(begin)

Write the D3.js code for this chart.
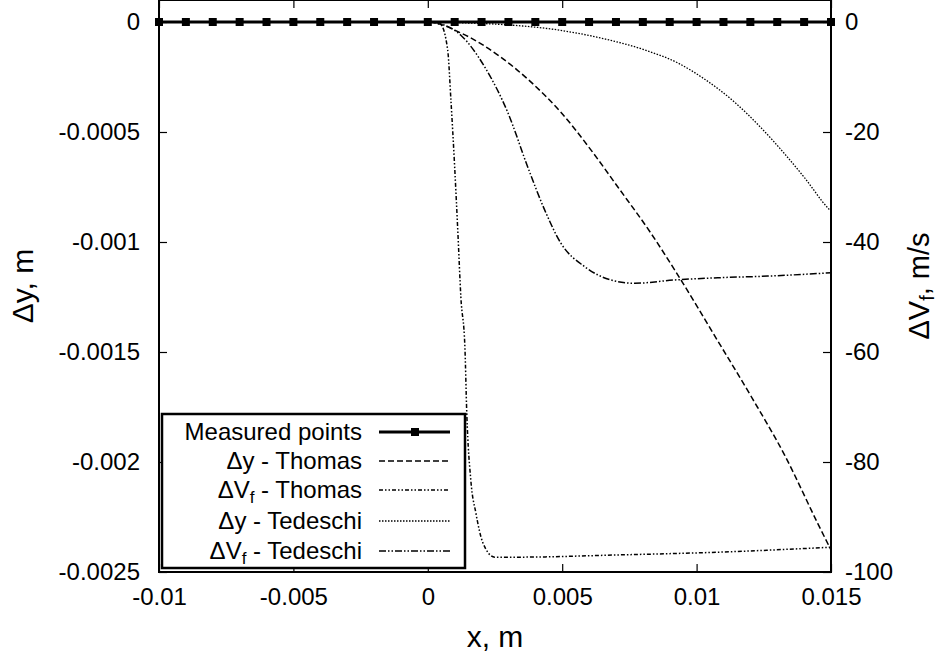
<!DOCTYPE html>
<html>
<head>
<meta charset="utf-8">
<script src="https://cdn.jsdelivr.net/npm/d3@7"></script>
<style>
  body { margin: 0; background: #fff; }
  text { font-family: "Liberation Sans", Arial, sans-serif; fill: #000; }
</style>
</head>
<body>
<script>
// measured points every 1 mm, all zero
const measX = d3.range(-0.01, 0.01501, 0.001);
const measY = measX.map(() => 0);

// Δy - Thomas (left axis, m)
const thomasDyX = [-0.01, 0, 0.00123, 0.00272, 0.00372, 0.00495, 0.00606, 0.00707, 0.0083, 0.0092, 0.01079, 0.01202, 0.01328, 0.01451, 0.015];
const thomasDyY = [0, 0, -0.00005, -0.00016, -0.00026, -0.00041, -0.00058, -0.00075, -0.00096, -0.00113, -0.00145, -0.00170, -0.00197, -0.00228, -0.0024];

// ΔVf - Thomas (right axis, m/s)
const thomasVfX = [-0.01, 0, 0.00048, 0.00074, 0.00086, 0.001, 0.00112, 0.00123, 0.00138, 0.00145, 0.0016, 0.00179, 0.00205, 0.00249, 0.00335, 0.00707, 0.01079, 0.015];
const thomasVfY = [0, 0, -0.5, -5.1, -14.2, -26.4, -38.4, -50, -59.1, -71.1, -83.3, -89.3, -94.7, -97.3, -97.3, -96.9, -96.4, -95.5];

// Δy - Tedeschi (left axis, m)
const tedDyX = [-0.01, 0, 0.00149, 0.00309, 0.00484, 0.00644, 0.00807, 0.0093, 0.0103, 0.01142, 0.01239, 0.01328, 0.01403, 0.01488, 0.015];
const tedDyY = [0, 0, -0.0000045, -0.000014, -0.000036, -0.000073, -0.000127, -0.000186, -0.000260, -0.000365, -0.00048, -0.000600, -0.000710, -0.000845, -0.00086];

// ΔVf - Tedeschi (right axis, m/s)
const tedVfX = [-0.01, 0, 0.00037, 0.00123, 0.00212, 0.00298, 0.00372, 0.00435, 0.00495, 0.00584, 0.00681, 0.0077, 0.0092, 0.01079, 0.01265, 0.015];
const tedVfY = [0, 0, -0.2, -2.4, -8.2, -16.5, -26.4, -34.2, -40.2, -44.5, -46.9, -47.5, -46.9, -46.5, -46.2, -45.6];

const xTicks = [-0.01, -0.005, 0, 0.005, 0.01, 0.015];
const yLeftTicks = [0, -0.0005, -0.001, -0.0015, -0.002, -0.0025];
const yRightTicks = [0, -20, -40, -60, -80, -100];

const width = 942, height = 657;
const margin = {top: 0, right: 111, bottom: 85, left: 159};

const svg = d3.select("body").append("svg")
    .attr("width", width)
    .attr("height", height);

const xscale = d3.scaleLinear().domain([-0.01, 0.015]).range([margin.left, width - margin.right]);
const yleft = d3.scaleLinear().domain([-0.0025, 0.0001]).range([height - margin.bottom, margin.top]);
const yright = d3.scaleLinear().domain([-100, 4]).range([height - margin.bottom, margin.top]);

const x0 = margin.left, x1 = width - margin.right;
const y0 = margin.top, y1 = height - margin.bottom;

// axes with inward ticks
const fmt = d => String(+d.toPrecision(6));

const xb = svg.append("g")
    .attr("transform", "translate(0," + y1 + ")")
    .call(d3.axisBottom(xscale).tickValues(xTicks).tickSizeInner(-8).tickSizeOuter(0).tickPadding(16).tickFormat(fmt));
const xt = svg.append("g")
    .attr("transform", "translate(0," + y0 + ")")
    .call(d3.axisTop(xscale).tickValues(xTicks).tickSizeInner(-8).tickSizeOuter(0).tickFormat(""));
const yl = svg.append("g")
    .attr("transform", "translate(" + x0 + ",0)")
    .call(d3.axisLeft(yleft).tickValues(yLeftTicks).tickSizeInner(-8).tickSizeOuter(0).tickPadding(19).tickFormat(fmt));
const yr = svg.append("g")
    .attr("transform", "translate(" + x1 + ",0)")
    .call(d3.axisRight(yright).tickValues(yRightTicks).tickSizeInner(-8).tickSizeOuter(0).tickPadding(14).tickFormat(fmt));

[xb, xt, yl, yr].forEach(g => {
    g.select(".domain").remove();
    g.selectAll(".tick line").attr("stroke", "#000").attr("stroke-width", 1.2);
    g.selectAll(".tick text").attr("font-size", 24).attr("font-family", "Liberation Sans, Arial, sans-serif");
});

// frame
svg.append("rect")
    .attr("x", x0).attr("y", y0)
    .attr("width", x1 - x0).attr("height", y1 - y0)
    .attr("fill", "none").attr("stroke", "#000").attr("stroke-width", 2);

// axis titles
svg.append("text")
    .attr("x", (x0 + x1) / 2).attr("y", 647)
    .attr("text-anchor", "middle")
    .attr("font-size", 30)
    .text("x, m");

svg.append("text")
    .attr("transform", "translate(33," + ((y0 + y1) / 2) + ") rotate(-90)")
    .attr("text-anchor", "middle")
    .attr("font-size", 30)
    .text("\u0394y, m");

const rt = svg.append("text")
    .attr("transform", "translate(929," + ((y0 + y1) / 2) + ") rotate(-90)")
    .attr("text-anchor", "middle")
    .attr("font-size", 29);
rt.append("tspan").text("\u0394V");
rt.append("tspan").attr("font-size", 20).attr("dy", 5).text("f");
rt.append("tspan").attr("dy", -5).text(", m/s");

// curves
const plot = svg.append("g");
const series = [
    {xs: thomasDyX, ys: thomasDyY, y: yleft, dash: "6,3", w: 1.5},
    {xs: thomasVfX, ys: thomasVfY, y: yright, dash: "4,2,1.5,2,1.5,2", w: 1.5},
    {xs: tedDyX, ys: tedDyY, y: yleft, dash: "1.5,1.5", w: 1.3},
    {xs: tedVfX, ys: tedVfY, y: yright, dash: "7,2,1.5,2,1.5,2", w: 1.5}
];
series.forEach(s => {
    const pts = s.xs.map((x, i) => [x, s.ys[i]]);
    plot.append("path")
        .attr("d", d3.line().x(d => xscale(d[0])).y(d => s.y(d[1])).curve(d3.curveMonotoneX)(pts))
        .attr("fill", "none")
        .attr("stroke", "#000")
        .attr("stroke-width", s.w)
        .attr("stroke-dasharray", s.dash);
});

// measured points
const meas = measX.map((x, i) => [x, measY[i]]);
plot.append("path")
    .attr("d", d3.line().x(d => xscale(d[0])).y(d => yleft(d[1]))(meas))
    .attr("fill", "none").attr("stroke", "#000").attr("stroke-width", 3);
plot.selectAll("rect.mk").data(meas).join("rect")
    .attr("class", "mk")
    .attr("x", d => xscale(d[0]) - 4).attr("y", d => yleft(d[1]) - 4)
    .attr("width", 8).attr("height", 8)
    .attr("fill", "#000");

// legend
const leg = svg.append("g");
leg.append("rect")
    .attr("x", 162).attr("y", 414)
    .attr("width", 303).attr("height", 154)
    .attr("fill", "#fff").attr("stroke", "#000").attr("stroke-width", 2.5);

const legendItems = [
    {label: ["Measured points"], dash: null, w: 3, marker: true},
    {label: ["\u0394y - Thomas"], dash: "6,3", w: 1.5},
    {label: ["\u0394V", "f", " - Thomas"], dash: "4,2,1.5,2,1.5,2", w: 1.5},
    {label: ["\u0394y - Tedeschi"], dash: "1.5,1.5", w: 1.3},
    {label: ["\u0394V", "f", " - Tedeschi"], dash: "7,2,1.5,2,1.5,2", w: 1.5}
];
const rowY = [432, 461, 490, 521, 551];
legendItems.forEach((it, i) => {
    const yy = rowY[i];
    const t = leg.append("text")
        .attr("x", 362).attr("y", yy + 8)
        .attr("text-anchor", "end")
        .attr("font-size", 24);
    if (it.label.length === 1) {
        t.text(it.label[0]);
    } else {
        t.append("tspan").text(it.label[0]);
        t.append("tspan").attr("font-size", 17).attr("dy", 5).text(it.label[1]);
        t.append("tspan").attr("dy", -5).text(it.label[2]);
    }
    leg.append("line")
        .attr("x1", 379).attr("x2", 450)
        .attr("y1", yy).attr("y2", yy)
        .attr("stroke", "#000")
        .attr("stroke-width", it.w)
        .attr("stroke-dasharray", it.dash);
    if (it.marker) {
        leg.append("rect")
            .attr("x", 411).attr("y", yy - 4)
            .attr("width", 8).attr("height", 8)
            .attr("fill", "#000");
    }
});
</script>
</body>
</html>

(end)

• _REQUEST_
Please take the lines from the beginning of the data above through the line holding "-96.9, -96.4, -95.5];" and transcribe them exactly, without any pictures.

• _WRITTEN ANSWER_
Write the D3.js code for this chart.
<!DOCTYPE html>
<html>
<head>
<meta charset="utf-8">
<script src="https://cdn.jsdelivr.net/npm/d3@7"></script>
<style>
  body { margin: 0; background: #fff; }
  text { font-family: "Liberation Sans", Arial, sans-serif; fill: #000; }
</style>
</head>
<body>
<script>
// measured points every 1 mm, all zero
const measX = d3.range(-0.01, 0.01501, 0.001);
const measY = measX.map(() => 0);

// Δy - Thomas (left axis, m)
const thomasDyX = [-0.01, 0, 0.00123, 0.00272, 0.00372, 0.00495, 0.00606, 0.00707, 0.0083, 0.0092, 0.01079, 0.01202, 0.01328, 0.01451, 0.015];
const thomasDyY = [0, 0, -0.00005, -0.00016, -0.00026, -0.00041, -0.00058, -0.00075, -0.00096, -0.00113, -0.00145, -0.00170, -0.00197, -0.00228, -0.0024];

// ΔVf - Thomas (right axis, m/s)
const thomasVfX = [-0.01, 0, 0.00048, 0.00074, 0.00086, 0.001, 0.00112, 0.00123, 0.00138, 0.00145, 0.0016, 0.00179, 0.00205, 0.00249, 0.00335, 0.00707, 0.01079, 0.015];
const thomasVfY = [0, 0, -0.5, -5.1, -14.2, -26.4, -38.4, -50, -59.1, -71.1, -83.3, -89.3, -94.7, -97.3, -97.3, -96.9, -96.4, -95.5];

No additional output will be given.